[Start of Exercise data]

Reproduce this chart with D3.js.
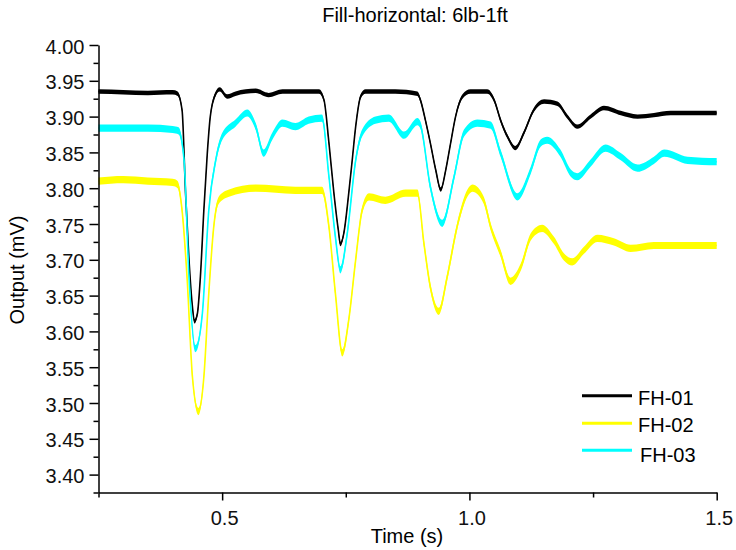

[End of Exercise data]
[Start of Exercise data]

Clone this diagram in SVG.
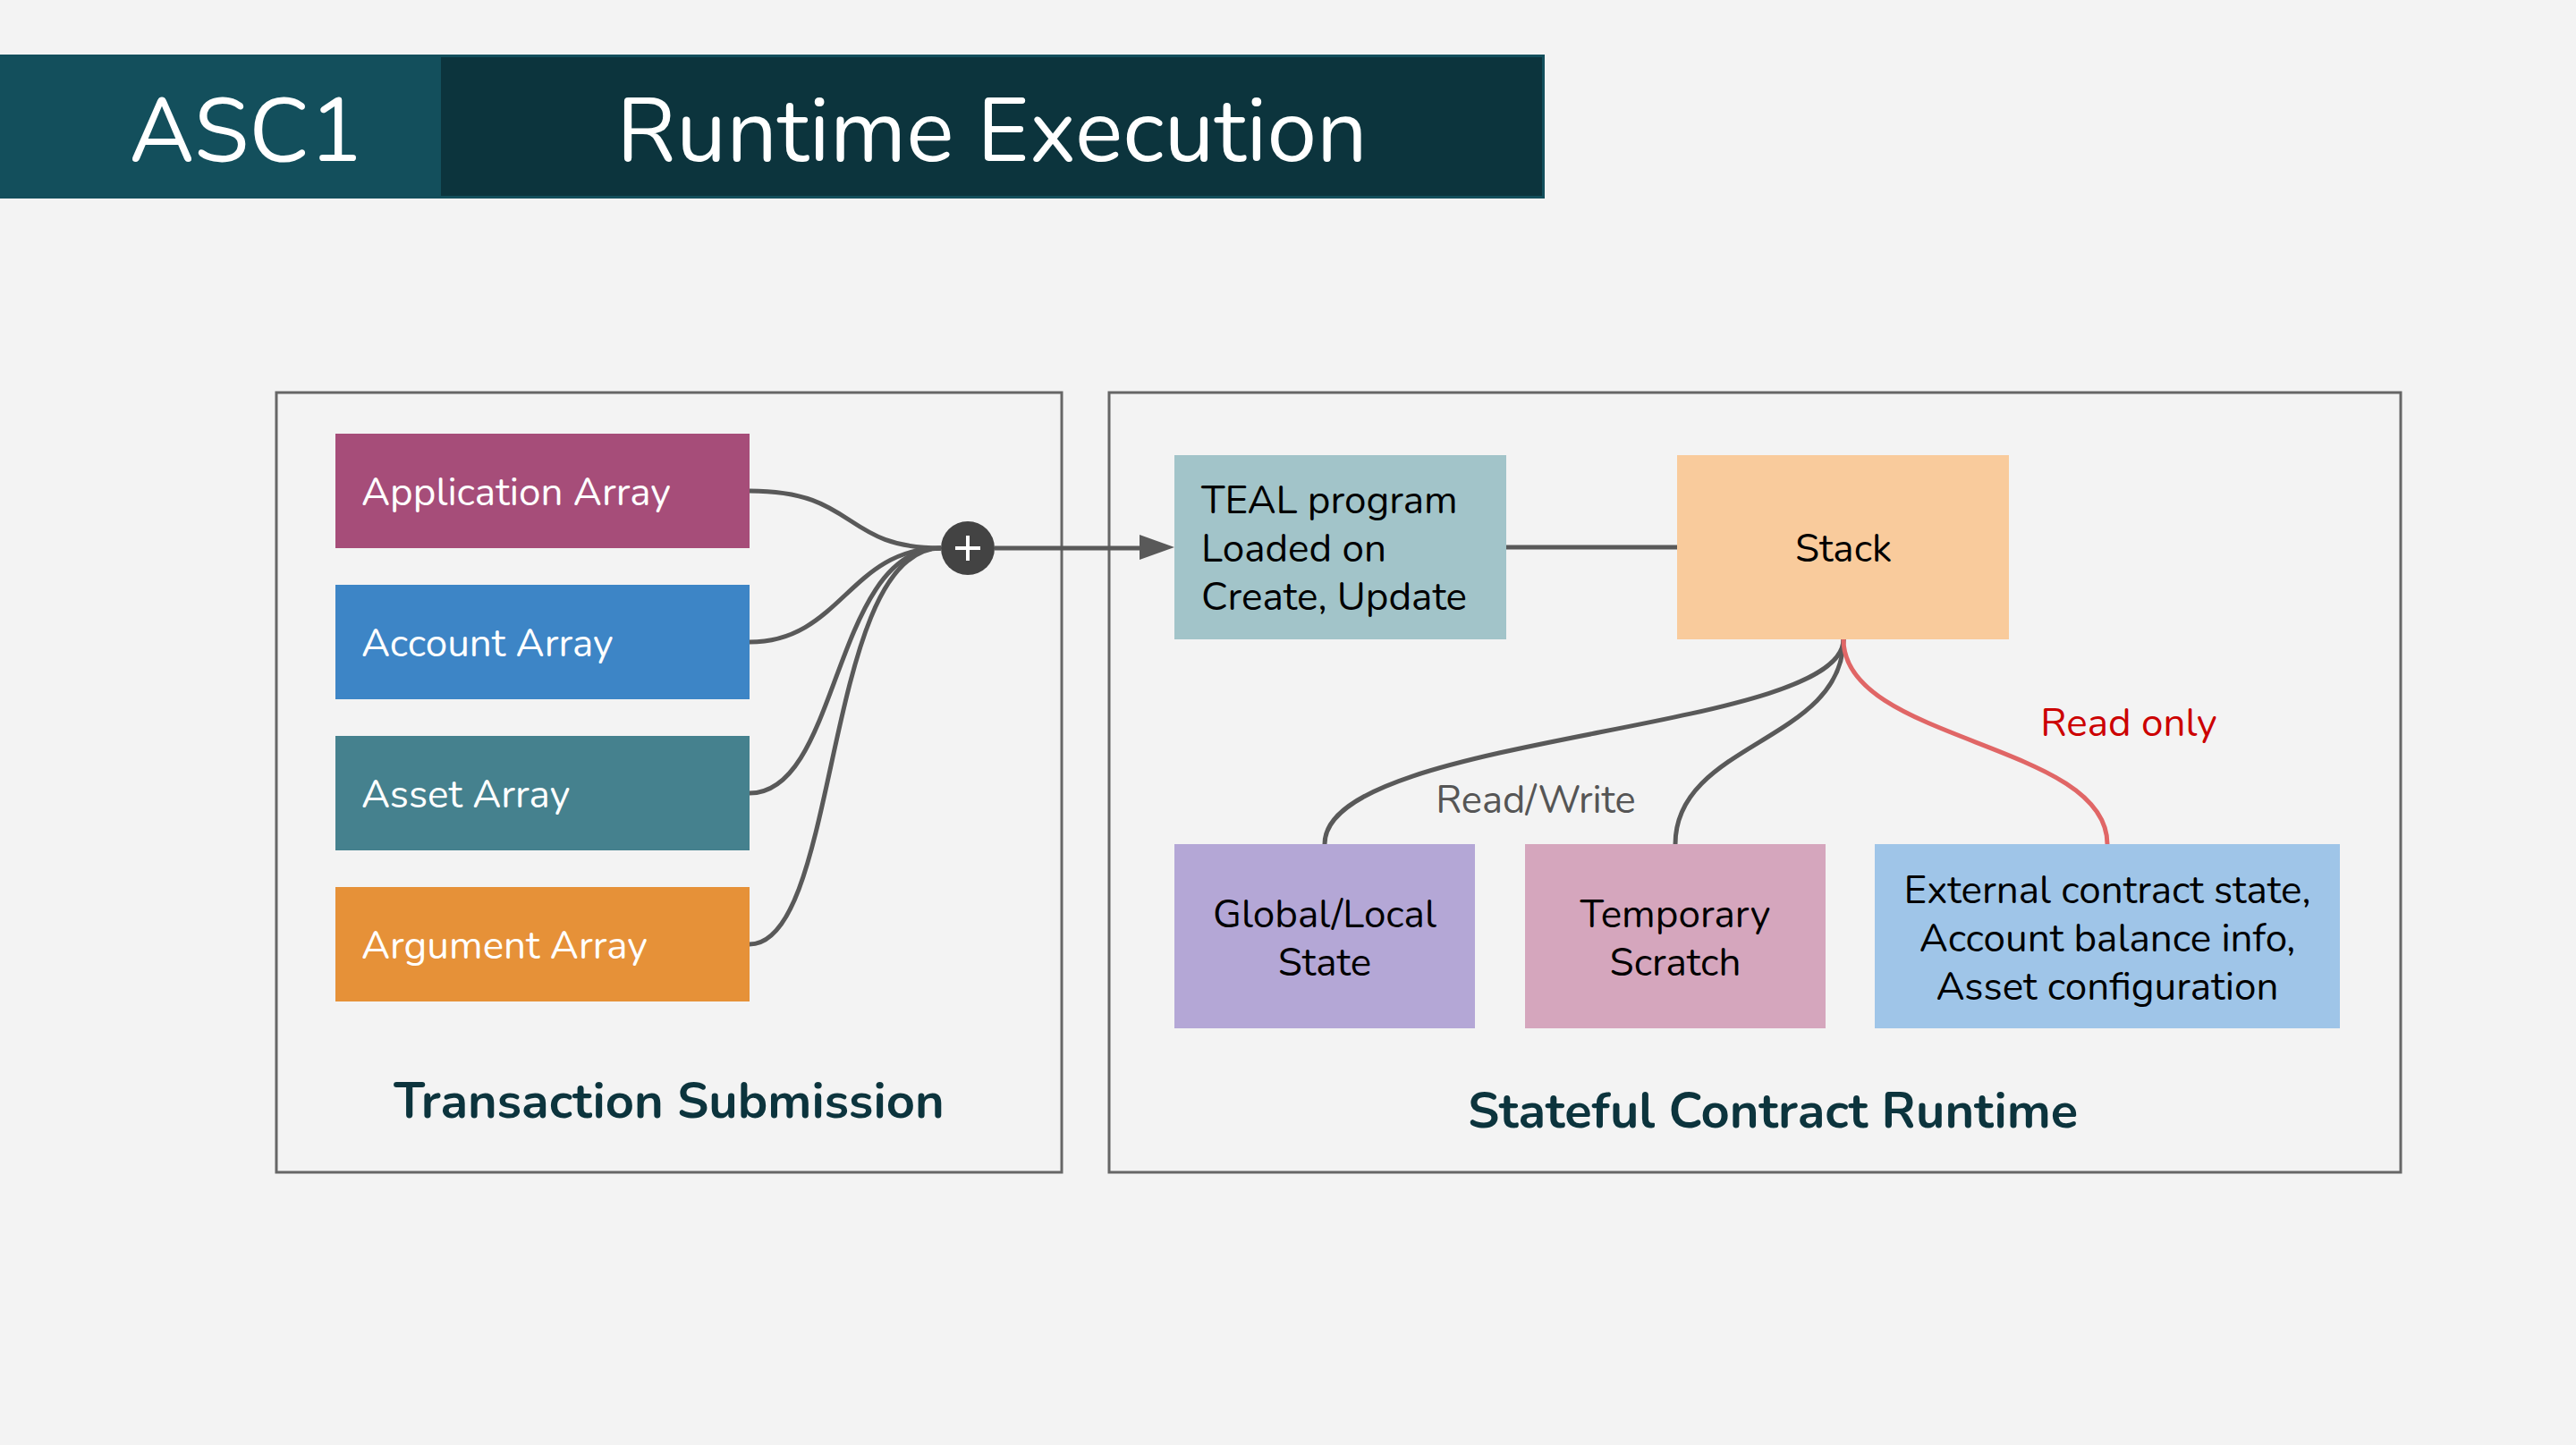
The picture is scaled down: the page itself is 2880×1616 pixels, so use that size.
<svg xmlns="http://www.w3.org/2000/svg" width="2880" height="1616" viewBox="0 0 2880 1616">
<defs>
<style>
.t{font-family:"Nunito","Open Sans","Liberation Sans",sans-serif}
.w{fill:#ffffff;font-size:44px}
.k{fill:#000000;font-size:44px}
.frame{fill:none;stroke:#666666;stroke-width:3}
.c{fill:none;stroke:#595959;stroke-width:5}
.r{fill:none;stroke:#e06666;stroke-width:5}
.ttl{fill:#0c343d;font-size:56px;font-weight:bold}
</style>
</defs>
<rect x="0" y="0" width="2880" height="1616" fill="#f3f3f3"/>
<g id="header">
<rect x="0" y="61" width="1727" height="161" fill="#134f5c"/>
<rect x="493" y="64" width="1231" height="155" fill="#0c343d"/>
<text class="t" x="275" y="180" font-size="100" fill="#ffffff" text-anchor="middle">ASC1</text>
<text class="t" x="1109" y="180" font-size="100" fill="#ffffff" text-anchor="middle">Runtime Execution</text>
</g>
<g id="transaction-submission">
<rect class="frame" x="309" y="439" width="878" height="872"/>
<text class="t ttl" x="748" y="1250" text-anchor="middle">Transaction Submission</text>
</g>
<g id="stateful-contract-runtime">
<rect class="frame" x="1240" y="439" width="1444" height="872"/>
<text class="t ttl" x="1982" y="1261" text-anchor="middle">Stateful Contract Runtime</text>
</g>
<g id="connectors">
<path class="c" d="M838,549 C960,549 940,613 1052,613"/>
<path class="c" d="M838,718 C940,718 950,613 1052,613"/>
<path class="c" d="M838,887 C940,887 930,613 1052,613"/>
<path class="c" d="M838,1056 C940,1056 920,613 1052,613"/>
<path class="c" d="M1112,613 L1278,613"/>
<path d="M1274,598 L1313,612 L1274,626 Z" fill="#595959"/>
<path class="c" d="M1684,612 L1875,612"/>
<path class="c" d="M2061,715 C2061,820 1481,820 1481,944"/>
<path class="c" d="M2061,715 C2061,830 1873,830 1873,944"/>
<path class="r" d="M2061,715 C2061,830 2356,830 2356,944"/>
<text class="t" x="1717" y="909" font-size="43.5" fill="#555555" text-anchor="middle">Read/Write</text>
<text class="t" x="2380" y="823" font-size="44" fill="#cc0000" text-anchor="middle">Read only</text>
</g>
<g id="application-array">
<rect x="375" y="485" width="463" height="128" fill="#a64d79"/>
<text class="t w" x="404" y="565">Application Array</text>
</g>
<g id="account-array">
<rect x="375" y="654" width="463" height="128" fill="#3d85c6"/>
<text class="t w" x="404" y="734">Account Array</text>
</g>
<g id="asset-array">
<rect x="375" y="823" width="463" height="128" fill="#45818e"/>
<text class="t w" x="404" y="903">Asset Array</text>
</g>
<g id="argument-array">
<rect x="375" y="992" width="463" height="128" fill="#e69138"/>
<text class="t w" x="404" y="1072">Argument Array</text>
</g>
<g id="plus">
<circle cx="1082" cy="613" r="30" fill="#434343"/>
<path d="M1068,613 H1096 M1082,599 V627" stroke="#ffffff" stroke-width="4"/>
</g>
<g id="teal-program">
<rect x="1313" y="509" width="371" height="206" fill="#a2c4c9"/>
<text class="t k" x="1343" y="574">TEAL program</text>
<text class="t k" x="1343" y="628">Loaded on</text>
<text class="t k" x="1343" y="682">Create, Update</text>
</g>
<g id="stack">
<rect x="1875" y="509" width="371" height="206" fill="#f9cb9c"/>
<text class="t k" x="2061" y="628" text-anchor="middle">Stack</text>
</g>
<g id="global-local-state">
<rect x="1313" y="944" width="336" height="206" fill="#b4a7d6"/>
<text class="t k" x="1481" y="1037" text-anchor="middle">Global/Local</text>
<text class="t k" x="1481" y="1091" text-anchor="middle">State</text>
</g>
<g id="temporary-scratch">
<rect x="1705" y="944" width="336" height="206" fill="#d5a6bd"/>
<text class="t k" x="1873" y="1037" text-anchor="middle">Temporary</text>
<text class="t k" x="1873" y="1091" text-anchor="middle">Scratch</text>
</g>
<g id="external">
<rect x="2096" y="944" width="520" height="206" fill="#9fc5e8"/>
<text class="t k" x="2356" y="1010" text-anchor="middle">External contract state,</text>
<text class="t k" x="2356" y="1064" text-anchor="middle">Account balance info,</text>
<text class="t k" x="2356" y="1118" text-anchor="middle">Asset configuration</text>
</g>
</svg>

[End of Exercise data]
[Start of Exercise data]

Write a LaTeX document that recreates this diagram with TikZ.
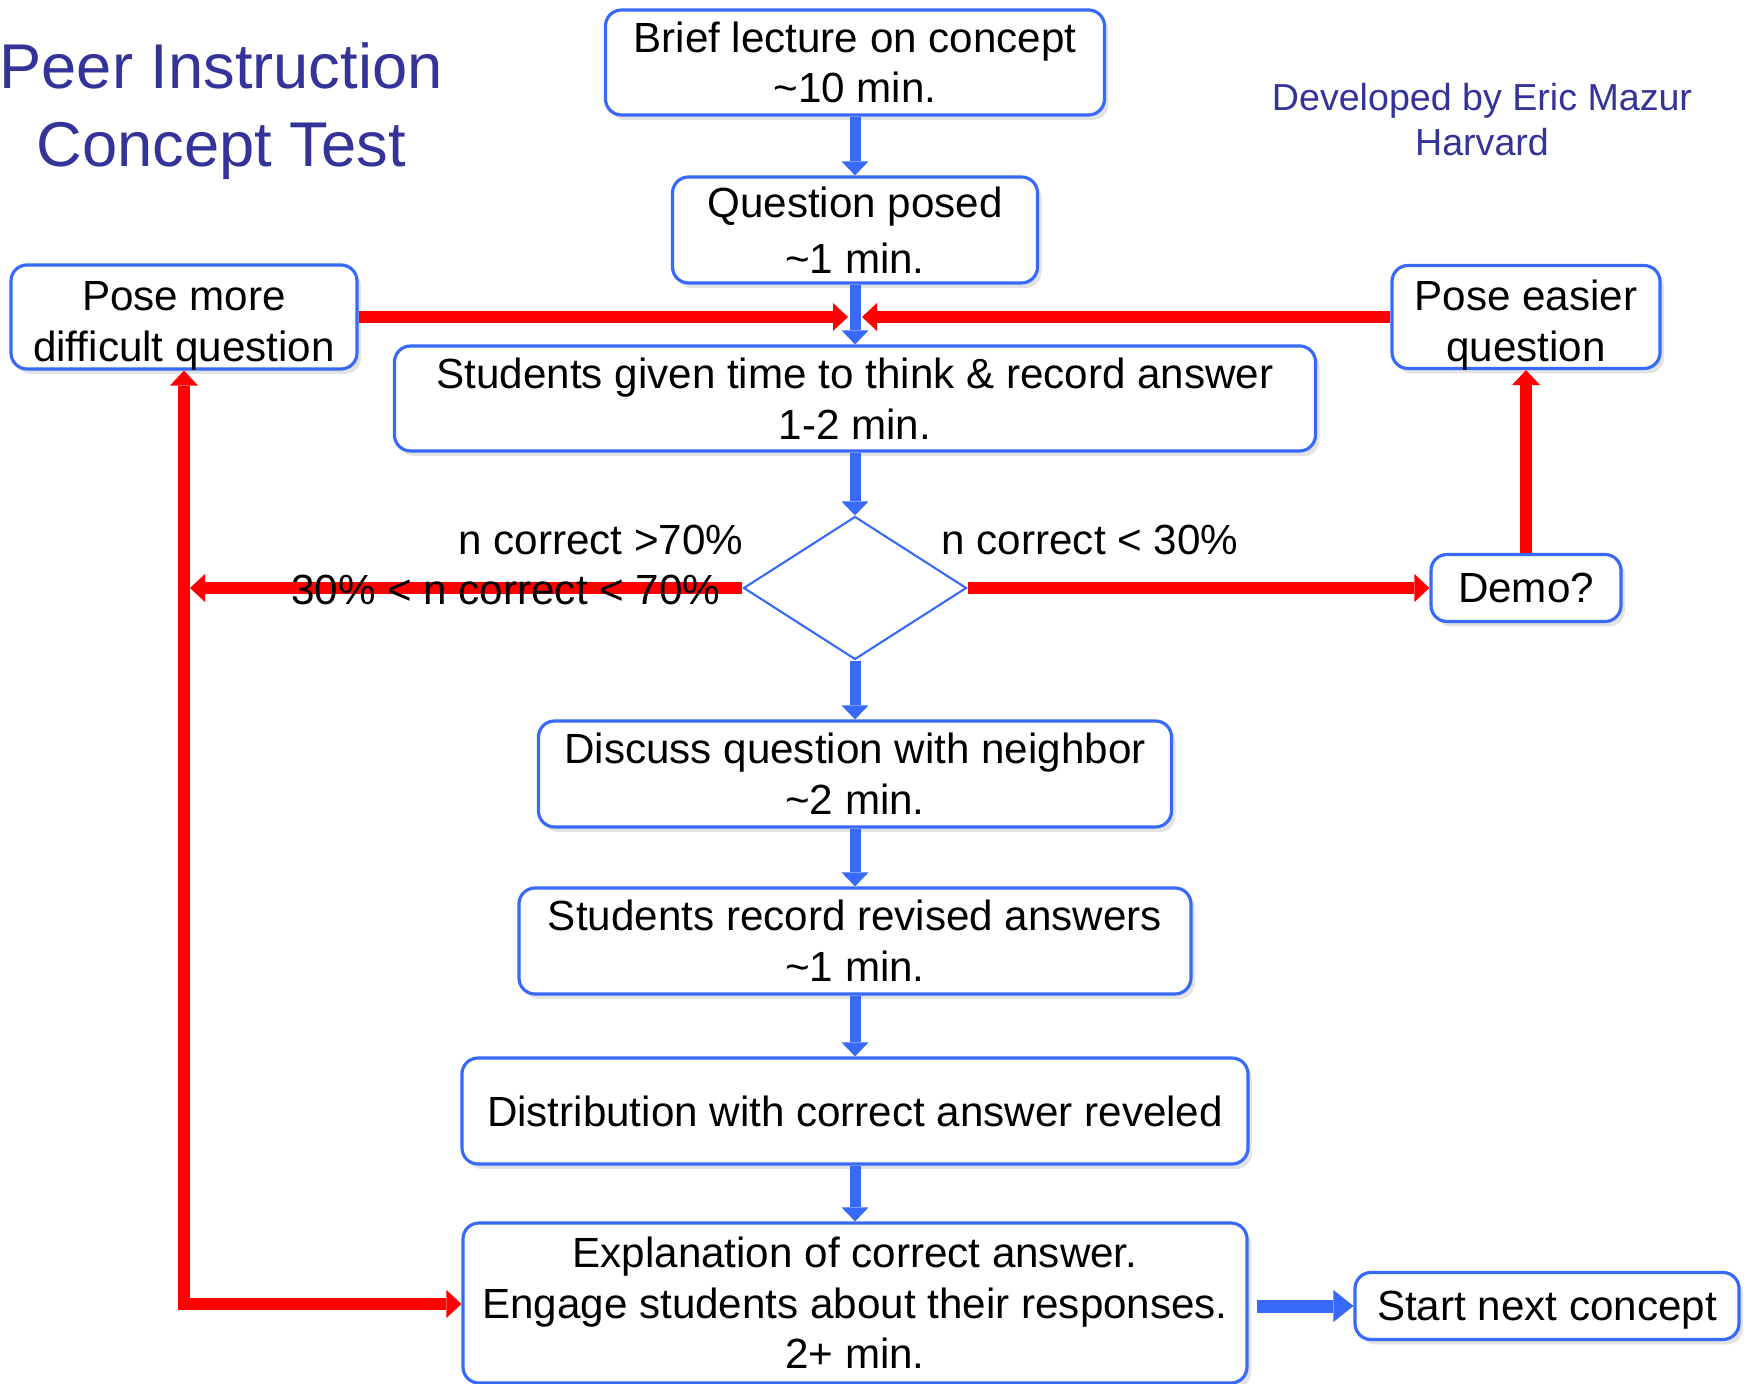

[End of Exercise data]

Problem statement => Copy each line that holds the word "with".

Task solution =>
Reproduce this chart with D3.js.
Write a LaTeX document that recreates this diagram with TikZ.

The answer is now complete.